Textbook publishers have not been slow to catch onto this idea that the textbook might be making a return to the classroom and have started putting out flyers for books (old and new) described as being “knowledge rich” or “content driven”. In addition to this, these books are often sold as promoting the development of long-term memory, hooking into the other significant trend of neuro-science-driven pedagogy. (**)
One of the most important jobs any head of department does is selecting the resources for the department, especially when these may act as the progression model. I have therefore written this series of blogs as a way for departments to think critically about this decision making process and have tried to produce a list of key questions I used to ask when purchasing resources as as head of department. Hopefully this will act as a useful guide for other history departments.
To illustrate my selection methods, I am going to apply my criteria to the newly released ‘Knowing History’ series from Collins. The main reason I want to focus on these books is that they seem to be generating a lot of buzz (in the Carr sense?) in the history community at the moment; especially as a possible solution to teaching a knowledge-rich history curriculum. Another reason for my focus on the series is that the publishers have targeted them at a wide audience with a very competitive price £7.99 (take note other publishers). As many schools are likely to get these on a deal, a school could kit out a whole year group for say £1000. It is therefore plausible that these might end up being widely bought, especially in schools where there is concern to meet the new demands of subject knowledge but where subject specialists are few and far between (a really big issue still!). Finally, the author, Robert Peal has been very vocal in damning other textbooks and recommending his own, so I feel that his series makes a good test case for my selection criteria. (***) In essence, I am asking whether or not Peal’s books meet my criteria for teaching a knowledge-rich and disciplinary rigorous curriculum.
The following is a list of the key topics and questions I intend to cover in each blog. These will be updated and linked as I write them.
- Knowing What History? How well is the core narrative developed, and are there any particular narrative oversights?
- Knowing Whose History? Are students being introduced to the idea that they are being shown a narrative rather than the narrative?
- Knowing Which History? What range and depth of knowledge is developed by the books and is this sufficient?
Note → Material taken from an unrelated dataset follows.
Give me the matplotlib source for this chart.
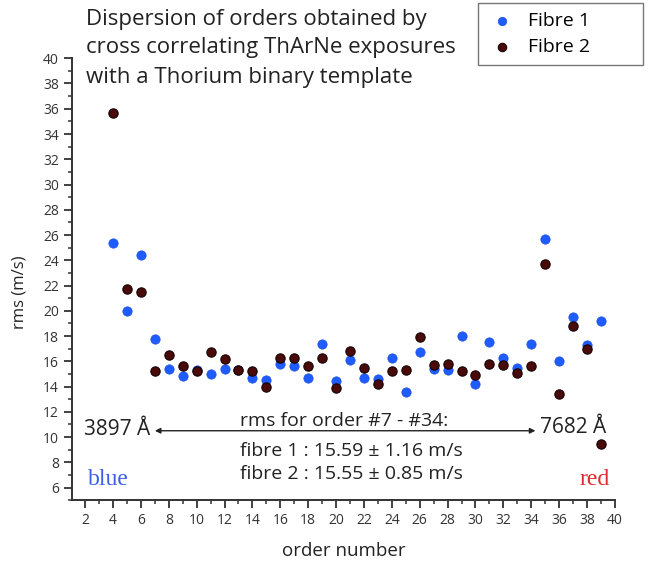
import matplotlib
matplotlib.use("Agg")
import matplotlib.pyplot as plt
from matplotlib.ticker import MultipleLocator

# Data
orders = [4, 5, 6, 7, 8, 9, 10, 11, 12, 13, 14, 15, 16, 17, 18, 19, 20, 21,
          22, 23, 24, 25, 26, 27, 28, 29, 30, 31, 32, 33, 34, 35, 36, 37, 38, 39]
fibre1 = [25.4, 20.0, 24.4, 17.8, 15.4, 14.8, 15.3, 15.0, 15.4, 15.3, 14.7, 14.5,
          15.8, 15.6, 14.7, 17.4, 14.4, 16.1, 14.7, 14.6, 16.3, 13.6, 16.7, 15.4,
          15.3, 18.0, 14.2, 17.5, 16.3, 15.5, 17.4, 25.7, 16.0, 19.5, 17.3, 19.2]
fibre2 = [35.7, 21.75, 21.5, 15.2, 16.5, 15.6, 15.2, 16.7, 16.2, 15.3, 15.2, 14.0,
          16.3, 16.3, 15.6, 16.3, 13.9, 16.8, 15.5, 14.2, 15.2, 15.3, 17.9, 15.7,
          15.8, 15.2, 14.9, 15.8, 15.7, 15.1, 15.6, 23.7, 13.4, 18.8, 17.0, 9.45]
series_labels = ["Fibre 1", "Fibre 2"]
title_lines = ["Dispersion of orders obtained by",
               "cross correlating ThArNe exposures",
               "with a Thorium binary template"]
stats_lines = ["rms for order #7 - #34:",
               "fibre 1 : 15.59 \u00b1 1.16 m/s",
               "fibre 2 : 15.55 \u00b1 0.85 m/s"]
wl_blue = "3897 \u00c5"
wl_red = "7682 \u00c5"

plt.rcParams["font.family"] = ["Open Sans", "DejaVu Sans"]

fig = plt.figure(figsize=(6.5, 5.71), dpi=100)
ax = fig.add_axes([0.111, 0.124, 0.835, 0.774])

ax.scatter(orders, fibre1, s=45, color="#1f5cff", edgecolors="#1a4fe0",
           linewidths=0.5, label=series_labels[0], zorder=3)
ax.scatter(orders, fibre2, s=45, color="#4a0a0a", edgecolors="#140303",
           linewidths=0.8, label=series_labels[1], zorder=4)

ax.set_xlim(1.07, 40)
ax.set_ylim(5, 40)
ax.xaxis.set_minor_locator(MultipleLocator(1))
ax.yaxis.set_minor_locator(MultipleLocator(1))
ax.set_xticks(range(2, 41, 2))
ax.set_yticks(range(6, 41, 2))
ax.tick_params(axis="both", which="major", length=6, width=1.3, labelsize=10,
               labelcolor="#333333", color="#333333")
ax.tick_params(axis="both", which="minor", length=3, width=1.1, color="#333333")
for side in ["top", "right"]:
    ax.spines[side].set_visible(False)
for side in ["left", "bottom"]:
    ax.spines[side].set_linewidth(1.4)
    ax.spines[side].set_color("#333333")

ax.set_xlabel("order number", fontsize=13.5, color="#222222", labelpad=10)
ax.set_ylabel("rms (m/s)", fontsize=12, color="#222222")
ax.yaxis.set_label_coords(-0.083, 0.47)

# Title block inside the figure
for i, line in enumerate(title_lines):
    fig.text(86 / 650, 1 - (19 + 29 * i) / 571, line, fontsize=16,
             color="#222222", ha="left", va="center")

leg = ax.legend(loc="upper left", mode="expand",
                bbox_to_anchor=(478 / 650, 1 - 68 / 571, 165 / 650, 65 / 571),
                bbox_transform=fig.transFigure, frameon=True, fancybox=False,
                edgecolor="#555555", fontsize=14, handletextpad=0.5,
                handlelength=1.6, labelspacing=0.45, borderpad=0.45,
                borderaxespad=0, markerscale=0.9)
leg.get_frame().set_linewidth(1.0)

# Wavelength arrow and statistics
ax.annotate("", xy=(7.0, 10.5), xytext=(34.3, 10.5),
            arrowprops=dict(arrowstyle="<|-|>", color="#222222", lw=1.0,
                            mutation_scale=8, shrinkA=0, shrinkB=0))
ax.text(6.7, 10.6, wl_blue, fontsize=15, color="#222222", ha="right", va="center")
ax.text(34.6, 10.75, wl_red, fontsize=15, color="#222222", ha="left", va="center")
ax.text(13.1, 10.55, stats_lines[0], fontsize=14, color="#222222", ha="left",
        va="bottom")
ax.text(13.1, 8.9, stats_lines[1], fontsize=14, color="#222222", ha="left", va="center")
ax.text(13.1, 7.05, stats_lines[2], fontsize=14, color="#222222", ha="left", va="center")

ax.text(2.2, 6.6, "blue", fontsize=17, color="#3a5fe8", ha="left", va="center",
        family=["Liberation Serif", "DejaVu Serif"])
ax.text(39.6, 6.6, "red", fontsize=17, color="#dd2a2a", ha="right", va="center",
        family=["Liberation Serif", "DejaVu Serif"])

fig.savefig("out.png", dpi=100)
- Knowing and Remembering History? How do the textbooks help students to consolidate their knowledge to promote durable learning?
- Knowing Disciplinary History? Do the textbooks provide a suitable progression model and how do they use content to develop disciplinary understanding?
(*) Proponents of knowledge-heavy curricula have often cited the idea of the textbook as the key to driving such a change – see for example Oates’ review of textbooks or Christodoulou’s work on AfL. I tend to be in agreement with the idea that the textbook can act as a progression model, but this needs careful writing.
(**) I am certainly not challenging the importance of understanding neuro-scientific research in education. Indeed, my Leeds Trinity students will be able to tell you that we have focused heavily on research by Howards-Jones, Willingham, Dweck, Brown, Roediger and the like in our first few weeks of ITT.
(***) I would like to clarify before I begin, that I have just written my first textbook and understand how difficult and time consuming a process this is. I also know how publishers can put demands on textbooks which run counter to an author’s intentions. In this case however, I imagine that Peal has probably had a large hand in determining the editorial direction. Collins advertises the series with the strapline: “Encourage a thirst for knowledge in your KS3 History students with high-quality, content-rich lessons that lay the groundwork for the new History GCSE” and endorsements such as “Knowing History has been designed to build historical thinking from the bottom-up and it does this with supreme confidence, taking the number one spot on my winner’s podium of history resources with ease.” As such, I think testing these claims is a worthwhile enterprise as part of my wider blog on resource selection. It should also be noted that Peal himself has never been backward in his critiques so I hope he takes this in the spirit it is intended, namely encouraging robust scrutiny of resources.